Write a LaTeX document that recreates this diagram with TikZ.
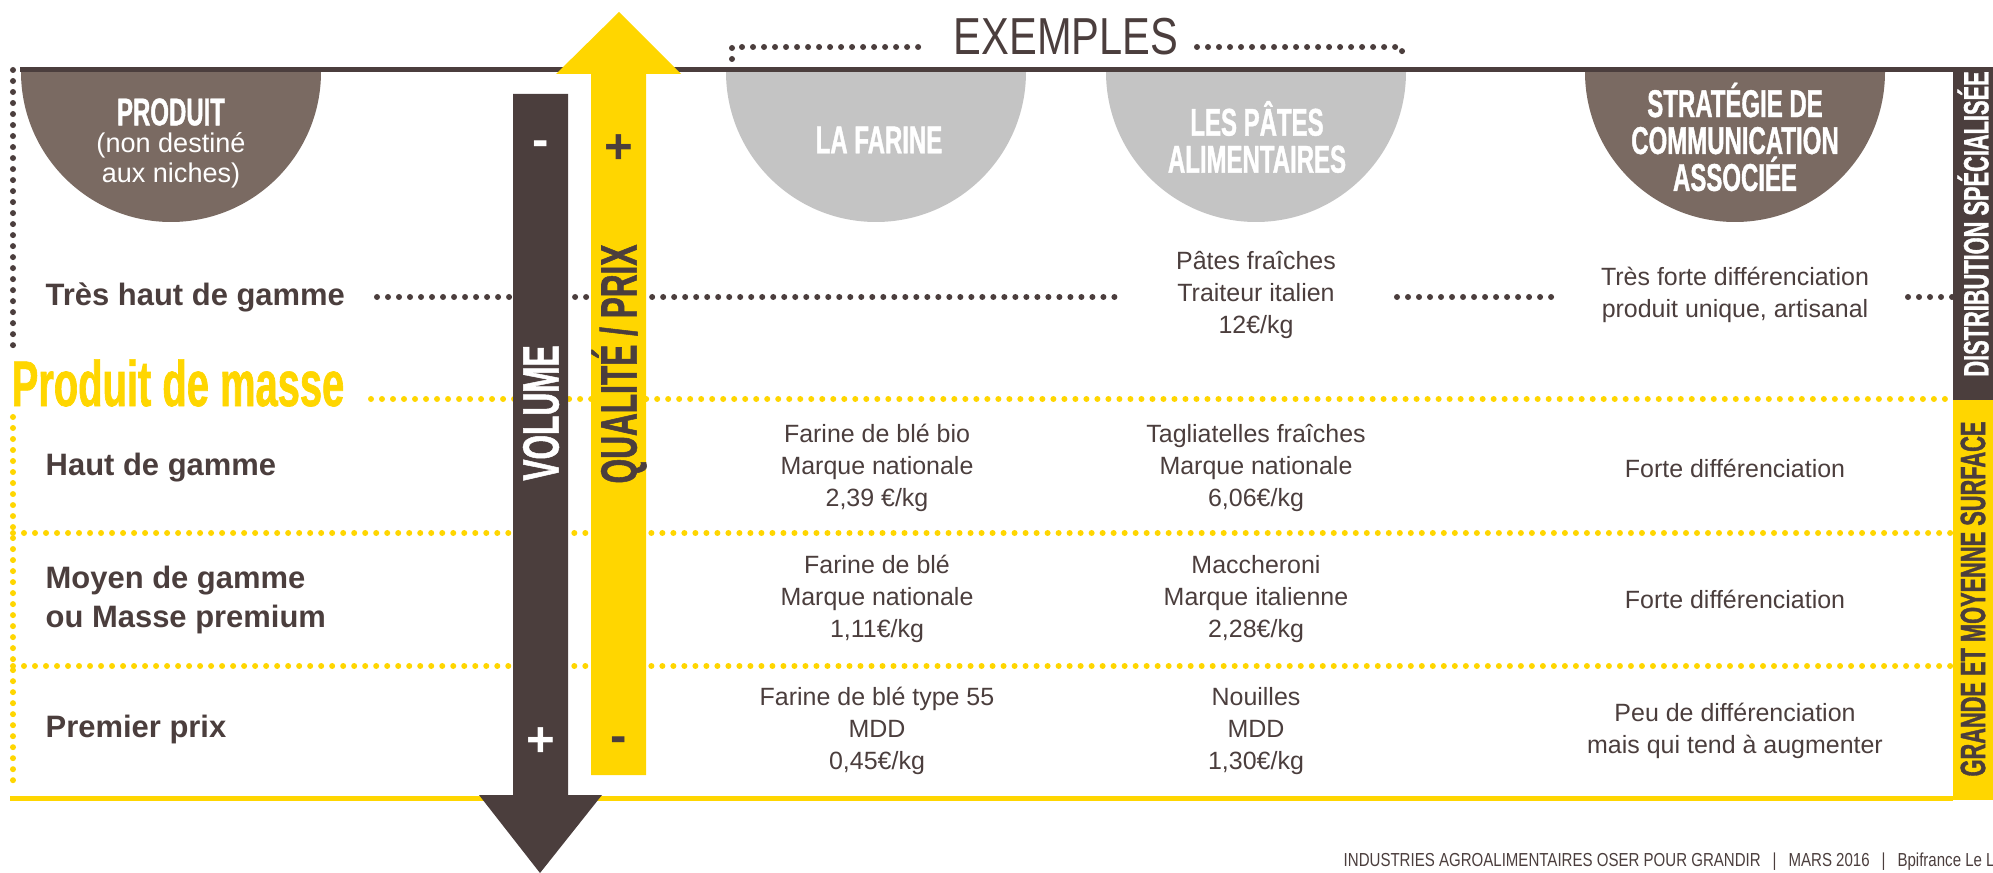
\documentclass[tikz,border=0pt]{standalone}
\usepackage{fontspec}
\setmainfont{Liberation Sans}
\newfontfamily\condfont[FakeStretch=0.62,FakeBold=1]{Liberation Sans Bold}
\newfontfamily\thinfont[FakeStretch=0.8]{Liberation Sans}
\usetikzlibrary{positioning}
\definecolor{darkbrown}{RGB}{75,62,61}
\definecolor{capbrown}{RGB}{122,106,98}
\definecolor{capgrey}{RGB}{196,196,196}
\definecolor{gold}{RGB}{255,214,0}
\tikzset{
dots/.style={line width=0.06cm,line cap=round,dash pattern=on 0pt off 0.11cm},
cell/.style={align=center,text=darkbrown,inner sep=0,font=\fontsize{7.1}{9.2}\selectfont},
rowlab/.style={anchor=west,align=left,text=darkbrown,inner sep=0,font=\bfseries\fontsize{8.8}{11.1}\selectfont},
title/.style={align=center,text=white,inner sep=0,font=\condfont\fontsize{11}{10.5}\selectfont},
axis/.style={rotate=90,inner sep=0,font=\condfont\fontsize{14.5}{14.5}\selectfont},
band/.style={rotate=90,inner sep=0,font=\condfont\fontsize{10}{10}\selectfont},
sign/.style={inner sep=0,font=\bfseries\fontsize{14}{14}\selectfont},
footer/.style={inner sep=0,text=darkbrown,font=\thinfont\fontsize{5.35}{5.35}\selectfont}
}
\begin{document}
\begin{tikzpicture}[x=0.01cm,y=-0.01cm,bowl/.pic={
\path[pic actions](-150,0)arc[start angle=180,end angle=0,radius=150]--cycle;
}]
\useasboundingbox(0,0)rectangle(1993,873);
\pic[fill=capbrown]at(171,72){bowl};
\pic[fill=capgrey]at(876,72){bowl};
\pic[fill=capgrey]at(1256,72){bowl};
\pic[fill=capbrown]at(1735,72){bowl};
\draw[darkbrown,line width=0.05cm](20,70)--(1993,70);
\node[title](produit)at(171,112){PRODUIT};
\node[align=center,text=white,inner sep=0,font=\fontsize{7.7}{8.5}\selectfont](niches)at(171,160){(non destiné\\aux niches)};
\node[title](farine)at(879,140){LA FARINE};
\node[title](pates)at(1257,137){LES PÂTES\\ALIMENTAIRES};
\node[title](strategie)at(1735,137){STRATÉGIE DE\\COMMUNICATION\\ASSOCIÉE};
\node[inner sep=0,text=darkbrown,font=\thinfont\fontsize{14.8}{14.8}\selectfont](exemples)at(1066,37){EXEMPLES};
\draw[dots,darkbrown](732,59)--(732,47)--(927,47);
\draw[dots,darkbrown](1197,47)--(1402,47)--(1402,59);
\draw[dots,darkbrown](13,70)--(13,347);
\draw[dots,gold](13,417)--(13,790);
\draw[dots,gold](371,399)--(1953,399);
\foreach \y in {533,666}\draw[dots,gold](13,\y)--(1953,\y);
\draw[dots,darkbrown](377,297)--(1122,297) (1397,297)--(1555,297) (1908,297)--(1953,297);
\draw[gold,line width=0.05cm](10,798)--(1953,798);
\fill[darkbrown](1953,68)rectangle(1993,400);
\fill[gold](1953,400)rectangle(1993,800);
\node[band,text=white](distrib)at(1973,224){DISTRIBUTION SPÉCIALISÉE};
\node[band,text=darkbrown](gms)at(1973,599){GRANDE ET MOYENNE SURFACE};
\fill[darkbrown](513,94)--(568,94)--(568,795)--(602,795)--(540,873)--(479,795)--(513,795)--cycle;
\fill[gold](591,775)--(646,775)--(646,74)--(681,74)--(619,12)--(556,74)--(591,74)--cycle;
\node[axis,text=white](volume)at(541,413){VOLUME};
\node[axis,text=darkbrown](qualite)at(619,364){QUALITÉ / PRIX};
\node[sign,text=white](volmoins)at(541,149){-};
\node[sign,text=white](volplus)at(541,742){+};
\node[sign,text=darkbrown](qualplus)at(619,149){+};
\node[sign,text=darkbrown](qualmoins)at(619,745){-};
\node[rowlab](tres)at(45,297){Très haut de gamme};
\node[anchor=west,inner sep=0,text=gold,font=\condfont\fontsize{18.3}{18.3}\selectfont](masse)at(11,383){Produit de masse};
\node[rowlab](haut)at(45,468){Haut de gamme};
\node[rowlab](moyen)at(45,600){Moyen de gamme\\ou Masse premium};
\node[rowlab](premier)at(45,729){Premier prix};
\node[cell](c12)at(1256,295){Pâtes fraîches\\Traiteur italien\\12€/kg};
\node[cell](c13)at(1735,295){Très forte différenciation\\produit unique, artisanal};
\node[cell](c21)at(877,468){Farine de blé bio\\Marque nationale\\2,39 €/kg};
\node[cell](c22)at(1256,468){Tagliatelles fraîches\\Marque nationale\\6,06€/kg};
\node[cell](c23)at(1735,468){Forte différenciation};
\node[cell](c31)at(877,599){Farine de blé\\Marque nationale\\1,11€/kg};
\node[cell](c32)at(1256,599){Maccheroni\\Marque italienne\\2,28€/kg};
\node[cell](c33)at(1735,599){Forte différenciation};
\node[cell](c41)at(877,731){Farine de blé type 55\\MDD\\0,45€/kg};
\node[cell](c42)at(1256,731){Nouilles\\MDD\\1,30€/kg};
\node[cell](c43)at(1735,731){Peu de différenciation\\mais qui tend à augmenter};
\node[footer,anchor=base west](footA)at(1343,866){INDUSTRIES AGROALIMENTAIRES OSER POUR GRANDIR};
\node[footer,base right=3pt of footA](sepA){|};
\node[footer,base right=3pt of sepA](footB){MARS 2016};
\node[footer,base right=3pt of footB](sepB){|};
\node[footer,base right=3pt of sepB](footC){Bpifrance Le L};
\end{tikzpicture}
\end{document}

---

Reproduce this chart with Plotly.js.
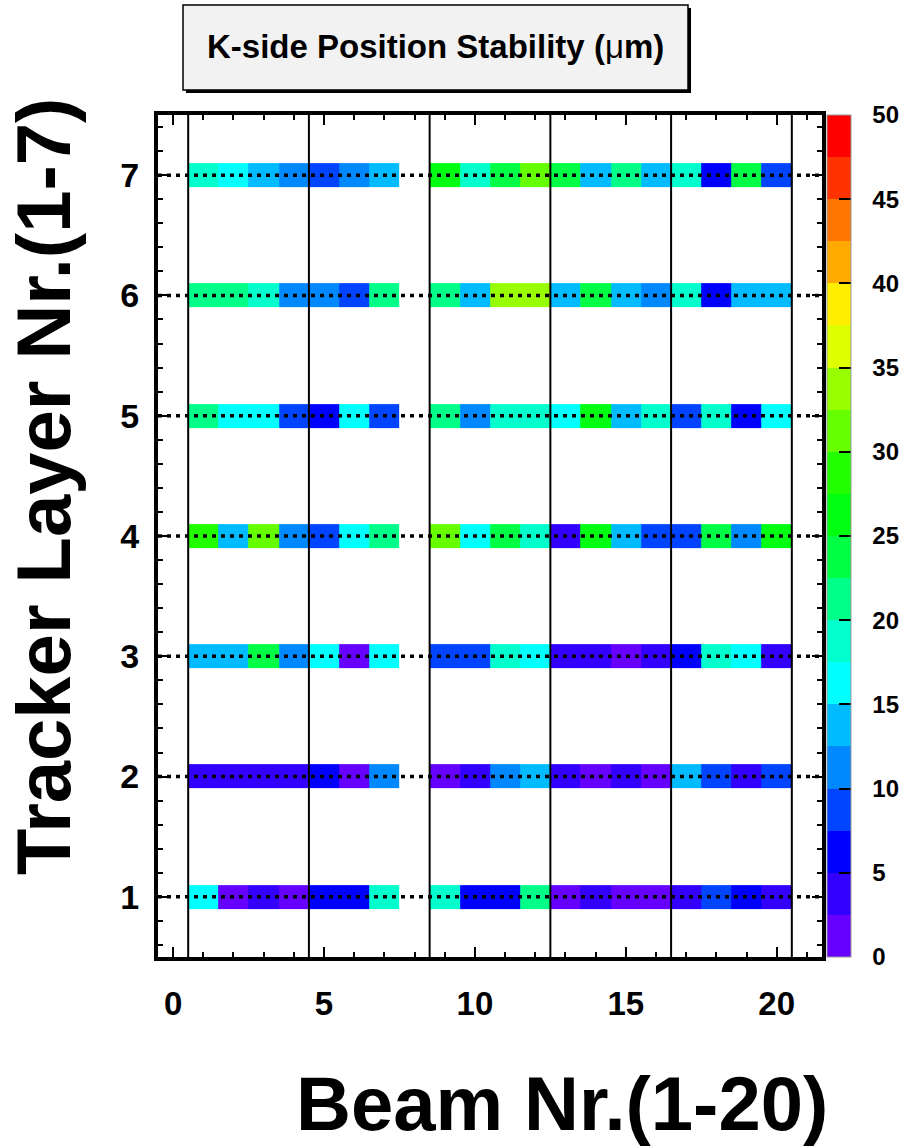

* * *

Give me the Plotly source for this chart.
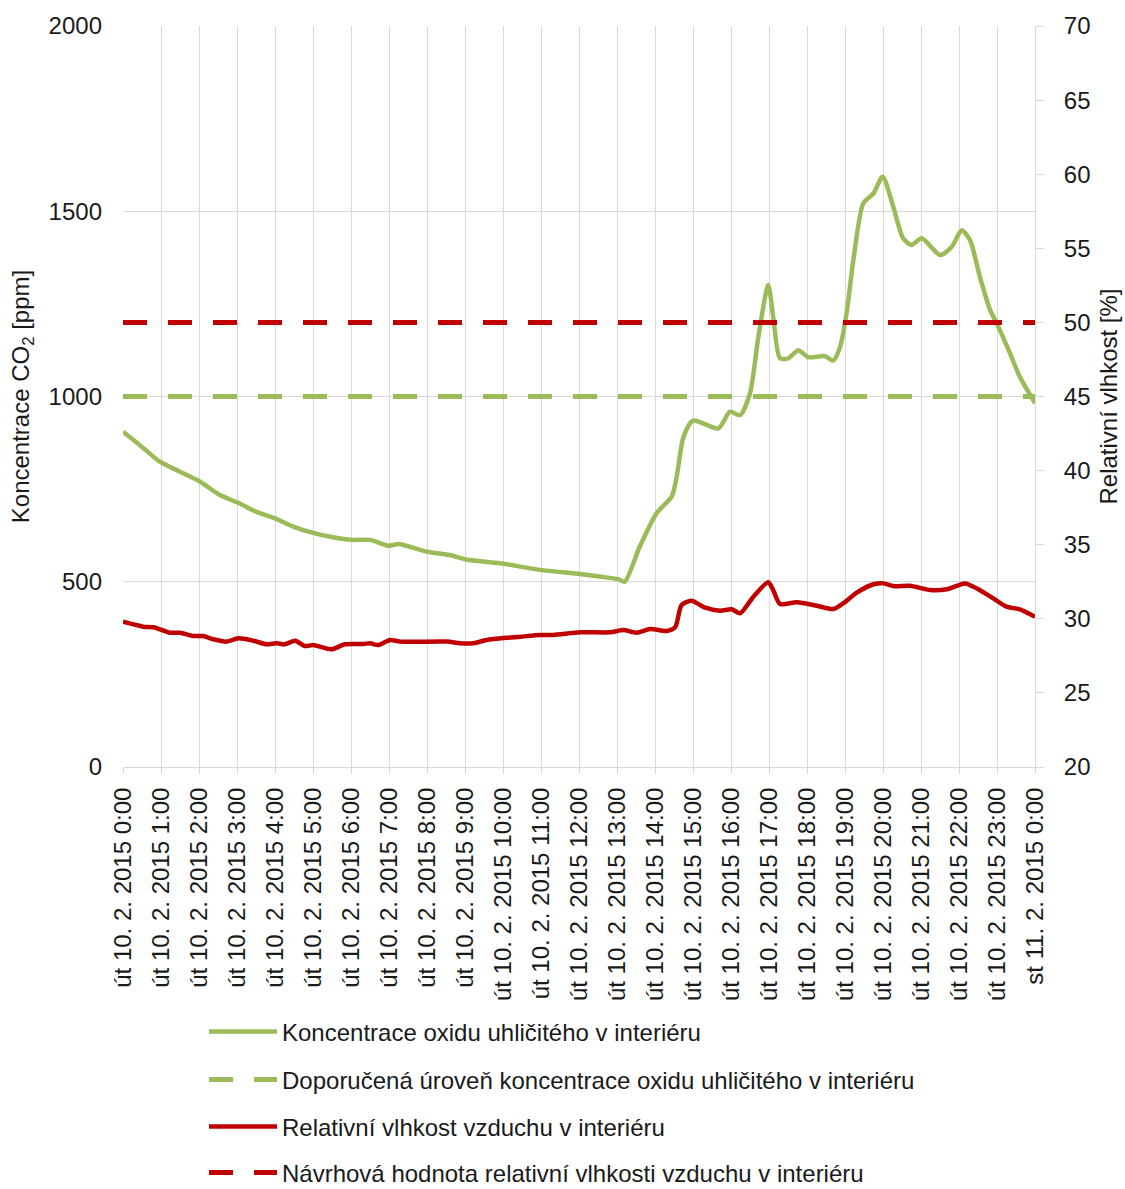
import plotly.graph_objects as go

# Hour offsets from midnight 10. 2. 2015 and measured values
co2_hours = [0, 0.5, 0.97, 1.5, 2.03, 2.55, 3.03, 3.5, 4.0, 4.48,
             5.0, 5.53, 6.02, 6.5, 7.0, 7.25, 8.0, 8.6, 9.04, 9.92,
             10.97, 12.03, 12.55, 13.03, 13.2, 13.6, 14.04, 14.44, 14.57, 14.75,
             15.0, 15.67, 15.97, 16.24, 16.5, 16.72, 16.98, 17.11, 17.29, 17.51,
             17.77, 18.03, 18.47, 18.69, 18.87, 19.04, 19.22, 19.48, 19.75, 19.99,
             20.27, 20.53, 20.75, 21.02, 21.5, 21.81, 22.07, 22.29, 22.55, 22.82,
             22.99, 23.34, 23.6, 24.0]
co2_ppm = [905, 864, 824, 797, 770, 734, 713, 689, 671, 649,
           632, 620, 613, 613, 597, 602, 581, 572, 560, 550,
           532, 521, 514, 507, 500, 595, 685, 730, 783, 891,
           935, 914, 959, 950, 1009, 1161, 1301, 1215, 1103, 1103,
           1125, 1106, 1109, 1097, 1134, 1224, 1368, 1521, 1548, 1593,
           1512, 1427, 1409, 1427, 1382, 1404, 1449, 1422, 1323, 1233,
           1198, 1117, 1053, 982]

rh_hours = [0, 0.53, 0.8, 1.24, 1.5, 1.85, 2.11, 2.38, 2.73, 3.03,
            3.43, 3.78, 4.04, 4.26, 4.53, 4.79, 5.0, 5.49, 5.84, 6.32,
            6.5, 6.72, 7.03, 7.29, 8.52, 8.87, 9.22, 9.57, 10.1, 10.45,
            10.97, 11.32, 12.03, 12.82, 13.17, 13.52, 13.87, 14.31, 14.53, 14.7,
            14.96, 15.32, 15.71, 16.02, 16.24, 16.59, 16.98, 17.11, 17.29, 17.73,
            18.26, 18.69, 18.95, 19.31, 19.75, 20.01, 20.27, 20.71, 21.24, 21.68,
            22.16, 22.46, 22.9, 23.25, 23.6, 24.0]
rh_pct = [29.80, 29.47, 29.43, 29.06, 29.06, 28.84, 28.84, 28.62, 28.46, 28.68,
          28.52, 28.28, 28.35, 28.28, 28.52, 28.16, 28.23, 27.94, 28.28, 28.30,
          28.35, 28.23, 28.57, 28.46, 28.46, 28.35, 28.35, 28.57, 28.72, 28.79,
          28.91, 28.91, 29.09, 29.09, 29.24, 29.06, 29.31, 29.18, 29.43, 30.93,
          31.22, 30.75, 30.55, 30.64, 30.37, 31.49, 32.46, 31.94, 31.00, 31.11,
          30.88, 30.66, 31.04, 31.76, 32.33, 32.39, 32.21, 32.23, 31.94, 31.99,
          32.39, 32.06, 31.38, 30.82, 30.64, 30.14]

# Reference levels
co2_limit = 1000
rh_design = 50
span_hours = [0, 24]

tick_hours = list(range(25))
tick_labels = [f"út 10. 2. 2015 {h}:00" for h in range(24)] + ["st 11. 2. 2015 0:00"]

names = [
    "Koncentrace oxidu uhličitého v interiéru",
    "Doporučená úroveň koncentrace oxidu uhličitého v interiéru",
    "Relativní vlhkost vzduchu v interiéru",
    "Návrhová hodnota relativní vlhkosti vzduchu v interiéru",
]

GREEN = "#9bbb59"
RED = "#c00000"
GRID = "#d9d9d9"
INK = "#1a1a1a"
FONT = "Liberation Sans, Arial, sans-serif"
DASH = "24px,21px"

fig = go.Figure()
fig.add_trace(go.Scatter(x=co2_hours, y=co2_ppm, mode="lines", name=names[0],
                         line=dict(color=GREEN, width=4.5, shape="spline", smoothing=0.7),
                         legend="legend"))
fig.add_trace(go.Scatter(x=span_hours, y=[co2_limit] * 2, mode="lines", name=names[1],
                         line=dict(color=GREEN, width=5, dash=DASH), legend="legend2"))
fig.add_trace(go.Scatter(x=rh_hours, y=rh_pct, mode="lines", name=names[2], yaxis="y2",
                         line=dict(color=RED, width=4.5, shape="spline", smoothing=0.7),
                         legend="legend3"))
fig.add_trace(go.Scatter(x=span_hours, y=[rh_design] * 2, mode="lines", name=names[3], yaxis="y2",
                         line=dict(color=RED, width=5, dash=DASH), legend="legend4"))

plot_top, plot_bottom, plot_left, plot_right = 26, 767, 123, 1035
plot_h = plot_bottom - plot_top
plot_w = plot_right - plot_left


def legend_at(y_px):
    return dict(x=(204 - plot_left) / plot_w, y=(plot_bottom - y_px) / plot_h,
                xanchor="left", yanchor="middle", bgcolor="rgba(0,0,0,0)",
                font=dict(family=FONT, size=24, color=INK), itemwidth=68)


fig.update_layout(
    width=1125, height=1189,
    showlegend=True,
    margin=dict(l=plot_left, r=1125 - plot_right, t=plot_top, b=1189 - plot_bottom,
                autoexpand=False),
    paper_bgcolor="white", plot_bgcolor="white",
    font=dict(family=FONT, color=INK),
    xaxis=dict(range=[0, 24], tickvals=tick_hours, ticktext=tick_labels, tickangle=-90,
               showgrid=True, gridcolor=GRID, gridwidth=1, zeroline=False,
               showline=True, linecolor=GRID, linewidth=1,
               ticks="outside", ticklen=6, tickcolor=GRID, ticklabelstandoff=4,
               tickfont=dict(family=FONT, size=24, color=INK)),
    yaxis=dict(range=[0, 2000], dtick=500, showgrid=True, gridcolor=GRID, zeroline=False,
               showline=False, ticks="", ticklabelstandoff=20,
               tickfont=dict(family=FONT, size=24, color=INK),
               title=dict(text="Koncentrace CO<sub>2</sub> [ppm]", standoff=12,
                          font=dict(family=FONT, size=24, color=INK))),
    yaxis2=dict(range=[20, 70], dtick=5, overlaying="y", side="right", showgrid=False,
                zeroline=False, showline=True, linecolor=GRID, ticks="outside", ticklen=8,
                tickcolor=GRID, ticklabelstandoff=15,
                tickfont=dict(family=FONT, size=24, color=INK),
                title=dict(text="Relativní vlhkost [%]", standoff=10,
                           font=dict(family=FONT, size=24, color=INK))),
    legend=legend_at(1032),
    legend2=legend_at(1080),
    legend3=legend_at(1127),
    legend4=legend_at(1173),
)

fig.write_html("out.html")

WHAT YOU HAVE TO DO
From the listing above, repeat only the lines between the line containing "Give me the Plotly source for this chart." and the line containing "import plotly.graph_objects as go", those two included. Pictures are not part of the copy.

TASK RESULT
Give me the Plotly source for this chart.
import plotly.graph_objects as go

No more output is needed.